Orang-orang Bugis telah muncul di Selat Bali sekitar pertengahan abad ke-17, yang dalam sumber daerah disebut wong sunantara, wong duradesa, atau wong nusantara yang artinya ”orang asing” (Bugis, Cina, dan Arab). Pada waktu itu dikatakan bahwa orang-orang Bugis yang terbanyak jumlahnya.

Orang-orang Bugis yang datang ke Bali, tersebar di beberapa tempat seperti Jembrana, Bali Utara (Buleleng), dan Bali Selatan (Badung). Di Jembrana pada abad ke-17 orang-orang Bugis telah memegang peranan penting dalam proses integrasi kebudayaan, dengan adanya seorang keluarga raja I Gusti Ngurah Pancoran telah masuk Islam karena pergaulannya yang akrab dengan orang-orang Bugis yang bermukim di Loloan.
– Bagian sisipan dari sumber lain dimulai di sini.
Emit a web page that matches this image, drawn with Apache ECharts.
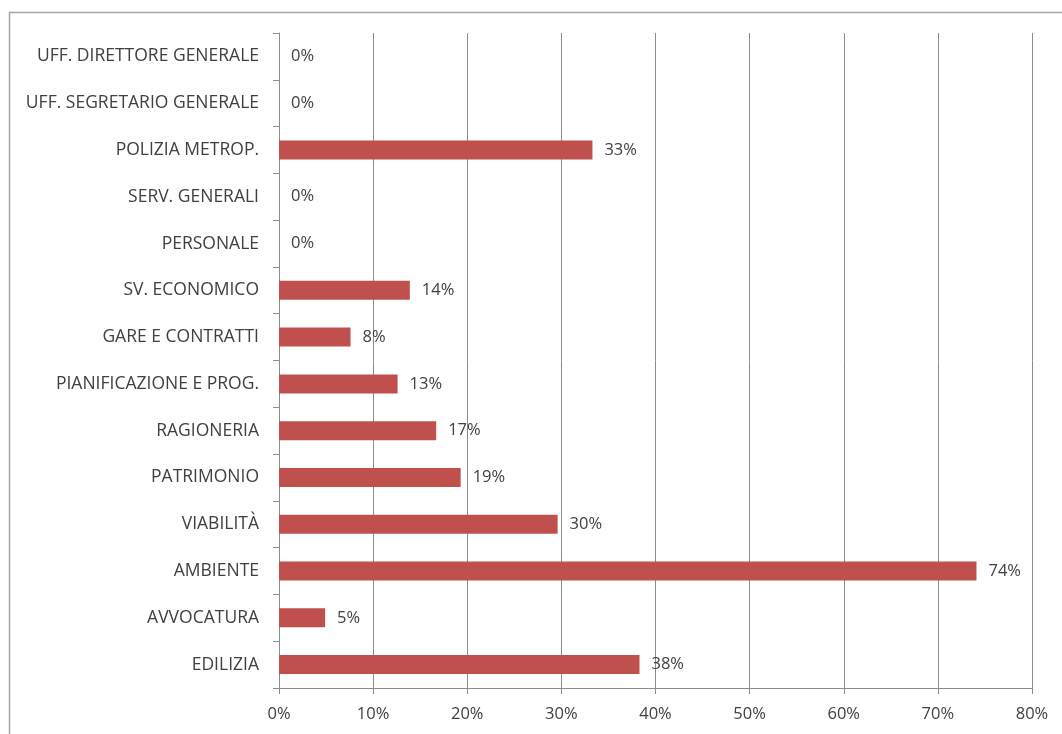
<!DOCTYPE html>
<html>
<head>
<meta charset="utf-8">
<script src="https://cdn.jsdelivr.net/npm/echarts@6/dist/echarts.min.js"></script>
<style>html,body{margin:0;padding:0;background:#fff}#c{width:1062px;height:734px}</style>
</head>
<body>
<div id="c"></div>
<script>
// bottom to top
const categories = ["EDILIZIA","AVVOCATURA","AMBIENTE","VIABILITÀ","PATRIMONIO","RAGIONERIA","PIANIFICAZIONE E PROG.","GARE E CONTRATTI","SV. ECONOMICO","PERSONALE","SERV. GENERALI","POLIZIA METROP.","UFF. SEGRETARIO GENERALE","UFF. DIRETTORE GENERALE"];
const values = [38.3, 4.9, 74.1, 29.6, 19.3, 16.7, 12.6, 7.6, 13.9, 0, 0, 33.3, 0, 0];
const xTicks = [0, 10, 20, 30, 40, 50, 60, 70, 80];

const chart = echarts.init(document.getElementById('c'), null, {renderer: 'canvas'});
const font = '"Open Sans", "Liberation Sans", sans-serif';
chart.setOption({
  animation: false,
  textStyle: {fontFamily: font},
  graphic: [{
    type: 'rect', silent: true,
    shape: {x: 9.5, y: 12.5, width: 1200, height: 900},
    style: {fill: 'none', stroke: '#a6a6a6', lineWidth: 1.5}
  }],
  grid: {left: 279, right: 30, top: 33, bottom: 46, containLabel: false},
  xAxis: {
    type: 'value', min: xTicks[0], max: xTicks[xTicks.length - 1], interval: 10,
    axisLine: {show: true, lineStyle: {color: '#8c8c8c', width: 1}},
    axisTick: {show: true, length: 6, lineStyle: {color: '#8c8c8c'}},
    axisLabel: {formatter: v => v + '%', color: '#404040', fontSize: 16.5, margin: 18, fontFamily: font},
    splitLine: {show: true, lineStyle: {color: '#8c8c8c', width: 1}}
  },
  yAxis: {
    type: 'category', data: categories,
    axisLine: {show: true, lineStyle: {color: '#8c8c8c', width: 1}},
    axisTick: {show: true, length: 6, lineStyle: {color: '#8c8c8c'}},
    axisLabel: {color: '#404040', fontSize: 17.5, margin: 20, fontFamily: font},
    splitLine: {show: false}
  },
  series: [{
    type: 'bar', data: values, barWidth: 19,
    itemStyle: {color: '#C0504D'},
    label: {show: true, position: 'right', distance: 12, color: '#404040', fontSize: 16.5, fontFamily: font,
      formatter: p => Math.round(p.value) + '%'}
  }]
});
</script>
</body>
</html>
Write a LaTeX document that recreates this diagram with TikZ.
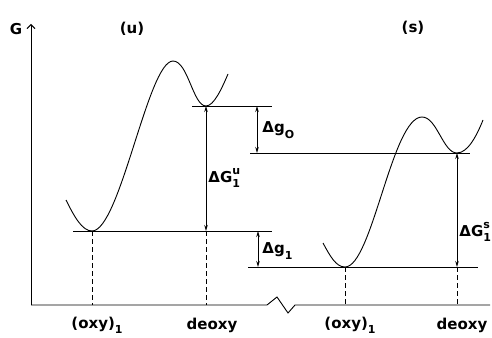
\documentclass[tikz,border=0pt]{standalone}
\usepackage{fontspec}
\setmainfont{DejaVu Sans}
\usetikzlibrary{arrows.meta}
\newcommand{\lo}[1]{\raisebox{-0.65ex}{\fontsize{11}{11}\selectfont #1}}
\newcommand{\hi}[1]{\raisebox{0.95ex}{\fontsize{11}{11}\selectfont #1}}

\begin{document}
\begin{tikzpicture}[x=1pt, y=-1pt, line width=0.9pt,
  lbl/.style={font=\fontsize{15}{17}\selectfont\bfseries, inner sep=0pt},
  dim/.style={{Stealth[length=6pt,width=3.5pt]}-{Stealth[length=6pt,width=3.5pt]}},
  drop/.style={dash pattern=on 5pt off 3pt, line width=0.6pt}]
\useasboundingbox (0,0) rectangle (492,337);

% axes with the break
\coordinate (o) at (31,305);
\draw[-{Straight Barb[length=4pt,width=8pt]}] (o) -- (31,24) coordinate (gtop);
\draw (o) -- (267,305) -- (277,297) -- (288,313) -- (295,305) -- (490,305);
\node[lbl] (G) at (16,29) {G};

% unstable curve (u)
\draw (66,200) .. controls (74,216) and (82,231) .. (92,231) coordinate (uO)
  .. controls (120,231) and (148,61) .. (173,61)
  .. controls (188,61) and (193,106) .. (206,106) coordinate (uD)
  .. controls (214,106) and (222,88) .. (228,74);
\node[lbl] (u) at (132,29) {(u)};

% stable curve (s)
\draw (323,243) .. controls (330,256) and (336,267) .. (345,267) coordinate (sO)
  .. controls (372,267) and (392,117) .. (422,117)
  .. controls (437,117) and (443,153) .. (457,153) coordinate (sD)
  .. controls (468,153) and (477,135) .. (483,120);
\node[lbl] (s) at (413,28) {(s)};

% levels
\draw (192,106) -- (272,106);
\draw (250,153) coordinate (go) -- (470,153);
\draw (73,231) -- (272,231);
\draw (248,267) coordinate (gl) -- (478,267);

% gaps
\draw[dim] (uD) -- (uD |- uO);
\draw[dim] (257,106) -- (257,153);
\draw[dim] (258,231) -- (258,267);
\draw[dim] (sD) -- (sD |- sO);
\node[lbl, anchor=west] (dGu) at (208,178) {ΔG\rlap{\hi{u}}\lo{1}};
\node[lbl, anchor=west] (dgo) at (262,130) {Δg\lo{O}};
\node[lbl, anchor=west] (dgl) at (262,251) {Δg\lo{1}};
\node[lbl, anchor=west] (dGs) at (459,232) {ΔG\rlap{\hi{s}}\lo{1}};

% drops to the axis
\draw[drop] (uO) -- (uO |- o);
\draw[drop] (uD |- uO) -- (uD |- o);
\draw[drop] (sO) -- (sO |- o);
\draw[drop] (sD |- sO) -- (sD |- o);
\node[lbl] (uox) at (97,325) {(oxy)\lo{1}};
\node[lbl] (ude) at (212,325) {deoxy};
\node[lbl] (sox) at (350,325) {(oxy)\lo{1}};
\node[lbl] (sde) at (462,325) {deoxy};
\end{tikzpicture}
\end{document}
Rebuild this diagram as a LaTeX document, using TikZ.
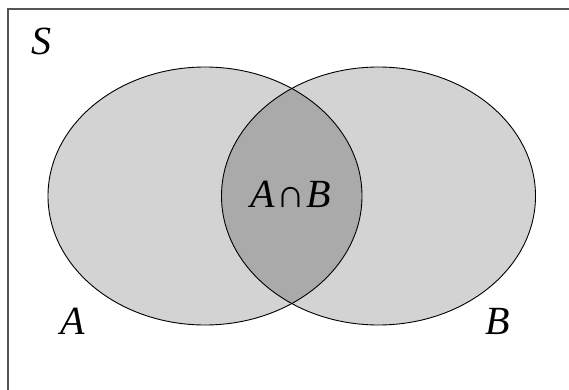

Sedangkan mulanya Islam di Angantiga, ada seorang Islam yang kaya di Pulau Serangan yang bernama Brahima yang memunyai anak gadis cantik. Raja Mengwi yang menguasai Serangan bermaksud mempersunting gadis itu. Namun Brahima tidak bersedia memenuhi permintaan raja. Dan Brahima sendiri melarikan dan mengasingkan anak gadisnya ke Angantiga. Anak gadis dengan orangtuanya diantar oleh tiga pendekar, yaitu Haji Jamaluddin, Daeng Mapilih, dan Daeng Mangeneng. Sejak itu untuk pertama kalinya orang Islam masuk ke Angantiga.

Tak hanya di beberapa daerah yang telah kami sebutkan di atas tadi, tapi lebih dari itu, keberadaan kampung-kampung Islam di Bali telah menyebar luas, di antara masyarakat Hindu Bali. Bahkan ada yang letaknya di antara balik-balik Bukit yang kita tidak mengetahuinya jika tidak memburunya. Namun saat ini, kampung-kampung itu dan masyarakat di dalamnya seolah tenggelam oleh hiruk-pikuk perkembangan zaman. Bahkan tidak ada yang tahu kalau mereka sebenarnya hidup dalam kesederhanaan dan kesepian cahaya Islam.